Family member means the spouse, or a person considered equivalent to a spouse of a politically exposed person or local politically exposed person; a child and their spouse, or a person considered equivalent to a spouse of a politically exposed person or local politically exposed person; a parent of a politically exposed person or local politically exposed person.


Close associate


A person known to be a close associate of a politically exposed person means a natural person who is:

  1. known to have joint beneficial ownership of a legal person or trust with a politically exposed person;
  2. known to have close business relations with a politically exposed person;
  3. the beneficial owner of a legal person or trust set up in the interests of a politically exposed person.

LTC


LTC is an acronym for "Loan to Cost", which is a ratio used in real estate development and construction to compare the amount of the loan used to finance a project with the cost of building the project.
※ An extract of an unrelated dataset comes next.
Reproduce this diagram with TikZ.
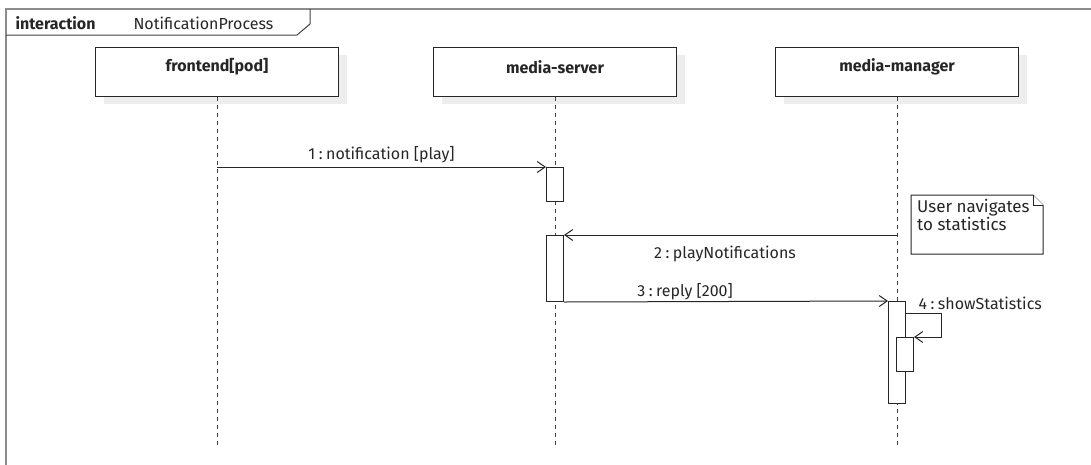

For example, if the project costs EUR 1 million to complete, and the crowdfunded loan amount is EUR 750,000, the loan-to-cost (LTC) ratio would be 75%.


Crowdfunding project


A crowdfunding project is a business activity for which a project owner seeks funding through a crowdfunding offer.


Crowdfunding offer


Crowdfunding offer means any communication by a crowdfunding service provider, in any form and by any means, presenting sufficient information on the terms of the offer and the crowdfunding project being offered so as to enable an investor to invest in the crowdfunding project.


Project owner


A project owner is any legal person who seeks funding through a crowdfunding platform.


Cash drag


Cash drag refers to the negative impact of excess cash on an investment portfolio’s financial performance. In other words, cash drag is an opportunity cost - instead of being invested in return-generating assets, part of your portfolio is held in cash.

The easiest way to minimise the cash drag is to use Autoinvest to automate your investment activities.